RECORDS TO USE
______________________________
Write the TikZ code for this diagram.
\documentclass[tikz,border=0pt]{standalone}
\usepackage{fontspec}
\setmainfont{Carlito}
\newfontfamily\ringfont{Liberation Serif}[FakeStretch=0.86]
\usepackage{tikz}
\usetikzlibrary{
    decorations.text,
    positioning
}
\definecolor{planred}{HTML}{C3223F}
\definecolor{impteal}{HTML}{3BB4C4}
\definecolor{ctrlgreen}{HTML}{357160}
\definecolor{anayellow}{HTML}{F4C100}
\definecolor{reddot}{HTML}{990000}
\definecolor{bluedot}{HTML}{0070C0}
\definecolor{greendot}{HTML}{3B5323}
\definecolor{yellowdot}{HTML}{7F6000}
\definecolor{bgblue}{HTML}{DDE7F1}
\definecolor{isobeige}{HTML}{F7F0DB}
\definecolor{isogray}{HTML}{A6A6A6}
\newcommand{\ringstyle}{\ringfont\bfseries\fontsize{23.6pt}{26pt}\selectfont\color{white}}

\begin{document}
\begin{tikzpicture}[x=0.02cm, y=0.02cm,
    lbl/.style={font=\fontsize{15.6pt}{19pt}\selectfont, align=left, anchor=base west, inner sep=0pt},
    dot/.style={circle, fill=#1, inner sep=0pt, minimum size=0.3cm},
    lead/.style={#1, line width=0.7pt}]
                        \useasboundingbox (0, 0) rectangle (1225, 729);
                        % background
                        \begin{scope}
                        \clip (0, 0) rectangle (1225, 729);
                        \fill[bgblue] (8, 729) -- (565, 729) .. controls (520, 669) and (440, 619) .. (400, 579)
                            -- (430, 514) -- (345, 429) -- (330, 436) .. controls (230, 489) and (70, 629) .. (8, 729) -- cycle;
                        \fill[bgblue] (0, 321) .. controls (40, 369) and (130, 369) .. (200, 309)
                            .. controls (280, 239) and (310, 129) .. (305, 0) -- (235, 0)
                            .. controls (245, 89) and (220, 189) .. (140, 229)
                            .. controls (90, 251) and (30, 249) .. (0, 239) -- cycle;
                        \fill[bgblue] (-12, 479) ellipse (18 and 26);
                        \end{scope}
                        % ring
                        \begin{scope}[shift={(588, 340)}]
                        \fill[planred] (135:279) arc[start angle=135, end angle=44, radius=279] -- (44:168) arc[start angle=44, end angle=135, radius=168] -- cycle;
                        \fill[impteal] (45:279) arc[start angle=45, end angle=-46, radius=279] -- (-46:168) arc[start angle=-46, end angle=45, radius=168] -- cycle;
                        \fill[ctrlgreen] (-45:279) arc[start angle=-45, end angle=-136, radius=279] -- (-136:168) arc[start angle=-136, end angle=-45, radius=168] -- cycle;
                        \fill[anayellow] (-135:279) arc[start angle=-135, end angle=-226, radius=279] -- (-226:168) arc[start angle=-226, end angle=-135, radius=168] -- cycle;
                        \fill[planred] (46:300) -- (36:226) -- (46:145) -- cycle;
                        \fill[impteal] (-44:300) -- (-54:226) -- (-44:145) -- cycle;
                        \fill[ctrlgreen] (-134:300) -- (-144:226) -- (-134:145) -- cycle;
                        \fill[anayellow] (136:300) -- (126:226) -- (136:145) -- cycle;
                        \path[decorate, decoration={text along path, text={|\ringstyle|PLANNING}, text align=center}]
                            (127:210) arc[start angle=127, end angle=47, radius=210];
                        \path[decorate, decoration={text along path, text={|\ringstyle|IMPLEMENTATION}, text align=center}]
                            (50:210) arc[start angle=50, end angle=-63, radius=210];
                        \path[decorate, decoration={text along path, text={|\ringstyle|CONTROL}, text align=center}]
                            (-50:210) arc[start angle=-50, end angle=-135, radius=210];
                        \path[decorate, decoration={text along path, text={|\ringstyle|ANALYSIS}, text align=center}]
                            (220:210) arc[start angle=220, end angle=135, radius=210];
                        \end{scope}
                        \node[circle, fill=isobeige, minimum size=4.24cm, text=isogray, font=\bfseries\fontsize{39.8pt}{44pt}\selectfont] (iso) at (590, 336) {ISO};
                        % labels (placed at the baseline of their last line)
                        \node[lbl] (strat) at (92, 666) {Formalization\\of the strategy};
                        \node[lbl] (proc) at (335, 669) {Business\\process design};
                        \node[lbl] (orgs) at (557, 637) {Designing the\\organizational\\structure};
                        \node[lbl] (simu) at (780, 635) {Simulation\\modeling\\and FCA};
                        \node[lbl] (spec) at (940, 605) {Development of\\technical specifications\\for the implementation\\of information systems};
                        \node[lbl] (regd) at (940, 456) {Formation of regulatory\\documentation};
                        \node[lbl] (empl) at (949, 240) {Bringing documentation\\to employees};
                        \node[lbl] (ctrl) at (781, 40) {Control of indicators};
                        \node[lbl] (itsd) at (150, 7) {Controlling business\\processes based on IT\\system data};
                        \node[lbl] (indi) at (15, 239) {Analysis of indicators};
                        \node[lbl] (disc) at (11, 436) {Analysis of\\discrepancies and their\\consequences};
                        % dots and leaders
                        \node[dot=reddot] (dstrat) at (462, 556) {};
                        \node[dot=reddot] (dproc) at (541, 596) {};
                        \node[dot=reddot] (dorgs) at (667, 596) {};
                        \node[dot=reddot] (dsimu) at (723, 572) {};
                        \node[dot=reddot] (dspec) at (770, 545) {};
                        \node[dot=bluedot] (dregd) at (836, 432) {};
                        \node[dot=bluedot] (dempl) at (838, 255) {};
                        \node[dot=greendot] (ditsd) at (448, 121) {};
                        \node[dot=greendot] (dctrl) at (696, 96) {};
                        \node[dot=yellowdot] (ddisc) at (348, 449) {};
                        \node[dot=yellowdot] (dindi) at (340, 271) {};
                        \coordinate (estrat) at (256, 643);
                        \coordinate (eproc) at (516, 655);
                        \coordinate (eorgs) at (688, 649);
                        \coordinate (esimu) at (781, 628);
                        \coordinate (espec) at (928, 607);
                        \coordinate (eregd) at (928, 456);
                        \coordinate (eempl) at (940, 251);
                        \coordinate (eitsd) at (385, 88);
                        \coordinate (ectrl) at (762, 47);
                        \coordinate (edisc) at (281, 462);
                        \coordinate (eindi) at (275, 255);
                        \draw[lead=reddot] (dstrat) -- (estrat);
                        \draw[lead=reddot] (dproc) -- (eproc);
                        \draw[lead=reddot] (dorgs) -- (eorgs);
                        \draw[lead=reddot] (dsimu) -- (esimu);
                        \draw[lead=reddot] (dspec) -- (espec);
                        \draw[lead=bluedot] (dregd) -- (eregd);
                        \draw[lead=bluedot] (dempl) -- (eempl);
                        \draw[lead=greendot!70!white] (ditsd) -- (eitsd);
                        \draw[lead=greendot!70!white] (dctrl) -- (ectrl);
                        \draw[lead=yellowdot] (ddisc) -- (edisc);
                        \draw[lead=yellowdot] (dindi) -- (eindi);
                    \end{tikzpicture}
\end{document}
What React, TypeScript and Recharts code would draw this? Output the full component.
______________________________
YOUR INSTRUCTIONS
Reproduce the full listing above, character for character.

EXERCISE RESULT
Write the TikZ code for this diagram.
\documentclass[tikz,border=0pt]{standalone}
\usepackage{fontspec}
\setmainfont{Carlito}
\newfontfamily\ringfont{Liberation Serif}[FakeStretch=0.86]
\usepackage{tikz}
\usetikzlibrary{
    decorations.text,
    positioning
}
\definecolor{planred}{HTML}{C3223F}
\definecolor{impteal}{HTML}{3BB4C4}
\definecolor{ctrlgreen}{HTML}{357160}
\definecolor{anayellow}{HTML}{F4C100}
\definecolor{reddot}{HTML}{990000}
\definecolor{bluedot}{HTML}{0070C0}
\definecolor{greendot}{HTML}{3B5323}
\definecolor{yellowdot}{HTML}{7F6000}
\definecolor{bgblue}{HTML}{DDE7F1}
\definecolor{isobeige}{HTML}{F7F0DB}
\definecolor{isogray}{HTML}{A6A6A6}
\newcommand{\ringstyle}{\ringfont\bfseries\fontsize{23.6pt}{26pt}\selectfont\color{white}}

\begin{document}
\begin{tikzpicture}[x=0.02cm, y=0.02cm,
    lbl/.style={font=\fontsize{15.6pt}{19pt}\selectfont, align=left, anchor=base west, inner sep=0pt},
    dot/.style={circle, fill=#1, inner sep=0pt, minimum size=0.3cm},
    lead/.style={#1, line width=0.7pt}]
                        \useasboundingbox (0, 0) rectangle (1225, 729);
                        % background
                        \begin{scope}
                        \clip (0, 0) rectangle (1225, 729);
                        \fill[bgblue] (8, 729) -- (565, 729) .. controls (520, 669) and (440, 619) .. (400, 579)
                            -- (430, 514) -- (345, 429) -- (330, 436) .. controls (230, 489) and (70, 629) .. (8, 729) -- cycle;
                        \fill[bgblue] (0, 321) .. controls (40, 369) and (130, 369) .. (200, 309)
                            .. controls (280, 239) and (310, 129) .. (305, 0) -- (235, 0)
                            .. controls (245, 89) and (220, 189) .. (140, 229)
                            .. controls (90, 251) and (30, 249) .. (0, 239) -- cycle;
                        \fill[bgblue] (-12, 479) ellipse (18 and 26);
                        \end{scope}
                        % ring
                        \begin{scope}[shift={(588, 340)}]
                        \fill[planred] (135:279) arc[start angle=135, end angle=44, radius=279] -- (44:168) arc[start angle=44, end angle=135, radius=168] -- cycle;
                        \fill[impteal] (45:279) arc[start angle=45, end angle=-46, radius=279] -- (-46:168) arc[start angle=-46, end angle=45, radius=168] -- cycle;
                        \fill[ctrlgreen] (-45:279) arc[start angle=-45, end angle=-136, radius=279] -- (-136:168) arc[start angle=-136, end angle=-45, radius=168] -- cycle;
                        \fill[anayellow] (-135:279) arc[start angle=-135, end angle=-226, radius=279] -- (-226:168) arc[start angle=-226, end angle=-135, radius=168] -- cycle;
                        \fill[planred] (46:300) -- (36:226) -- (46:145) -- cycle;
                        \fill[impteal] (-44:300) -- (-54:226) -- (-44:145) -- cycle;
                        \fill[ctrlgreen] (-134:300) -- (-144:226) -- (-134:145) -- cycle;
                        \fill[anayellow] (136:300) -- (126:226) -- (136:145) -- cycle;
                        \path[decorate, decoration={text along path, text={|\ringstyle|PLANNING}, text align=center}]
                            (127:210) arc[start angle=127, end angle=47, radius=210];
                        \path[decorate, decoration={text along path, text={|\ringstyle|IMPLEMENTATION}, text align=center}]
                            (50:210) arc[start angle=50, end angle=-63, radius=210];
                        \path[decorate, decoration={text along path, text={|\ringstyle|CONTROL}, text align=center}]
                            (-50:210) arc[start angle=-50, end angle=-135, radius=210];
                        \path[decorate, decoration={text along path, text={|\ringstyle|ANALYSIS}, text align=center}]
                            (220:210) arc[start angle=220, end angle=135, radius=210];
                        \end{scope}
                        \node[circle, fill=isobeige, minimum size=4.24cm, text=isogray, font=\bfseries\fontsize{39.8pt}{44pt}\selectfont] (iso) at (590, 336) {ISO};
                        % labels (placed at the baseline of their last line)
                        \node[lbl] (strat) at (92, 666) {Formalization\\of the strategy};
                        \node[lbl] (proc) at (335, 669) {Business\\process design};
                        \node[lbl] (orgs) at (557, 637) {Designing the\\organizational\\structure};
                        \node[lbl] (simu) at (780, 635) {Simulation\\modeling\\and FCA};
                        \node[lbl] (spec) at (940, 605) {Development of\\technical specifications\\for the implementation\\of information systems};
                        \node[lbl] (regd) at (940, 456) {Formation of regulatory\\documentation};
                        \node[lbl] (empl) at (949, 240) {Bringing documentation\\to employees};
                        \node[lbl] (ctrl) at (781, 40) {Control of indicators};
                        \node[lbl] (itsd) at (150, 7) {Controlling business\\processes based on IT\\system data};
                        \node[lbl] (indi) at (15, 239) {Analysis of indicators};
                        \node[lbl] (disc) at (11, 436) {Analysis of\\discrepancies and their\\consequences};
                        % dots and leaders
                        \node[dot=reddot] (dstrat) at (462, 556) {};
                        \node[dot=reddot] (dproc) at (541, 596) {};
                        \node[dot=reddot] (dorgs) at (667, 596) {};
                        \node[dot=reddot] (dsimu) at (723, 572) {};
                        \node[dot=reddot] (dspec) at (770, 545) {};
                        \node[dot=bluedot] (dregd) at (836, 432) {};
                        \node[dot=bluedot] (dempl) at (838, 255) {};
                        \node[dot=greendot] (ditsd) at (448, 121) {};
                        \node[dot=greendot] (dctrl) at (696, 96) {};
                        \node[dot=yellowdot] (ddisc) at (348, 449) {};
                        \node[dot=yellowdot] (dindi) at (340, 271) {};
                        \coordinate (estrat) at (256, 643);
                        \coordinate (eproc) at (516, 655);
                        \coordinate (eorgs) at (688, 649);
                        \coordinate (esimu) at (781, 628);
                        \coordinate (espec) at (928, 607);
                        \coordinate (eregd) at (928, 456);
                        \coordinate (eempl) at (940, 251);
                        \coordinate (eitsd) at (385, 88);
                        \coordinate (ectrl) at (762, 47);
                        \coordinate (edisc) at (281, 462);
                        \coordinate (eindi) at (275, 255);
                        \draw[lead=reddot] (dstrat) -- (estrat);
                        \draw[lead=reddot] (dproc) -- (eproc);
                        \draw[lead=reddot] (dorgs) -- (eorgs);
                        \draw[lead=reddot] (dsimu) -- (esimu);
                        \draw[lead=reddot] (dspec) -- (espec);
                        \draw[lead=bluedot] (dregd) -- (eregd);
                        \draw[lead=bluedot] (dempl) -- (eempl);
                        \draw[lead=greendot!70!white] (ditsd) -- (eitsd);
                        \draw[lead=greendot!70!white] (dctrl) -- (ectrl);
                        \draw[lead=yellowdot] (ddisc) -- (edisc);
                        \draw[lead=yellowdot] (dindi) -- (eindi);
                    \end{tikzpicture}
\end{document}
What React, TypeScript and Recharts code would draw this? Output the full component.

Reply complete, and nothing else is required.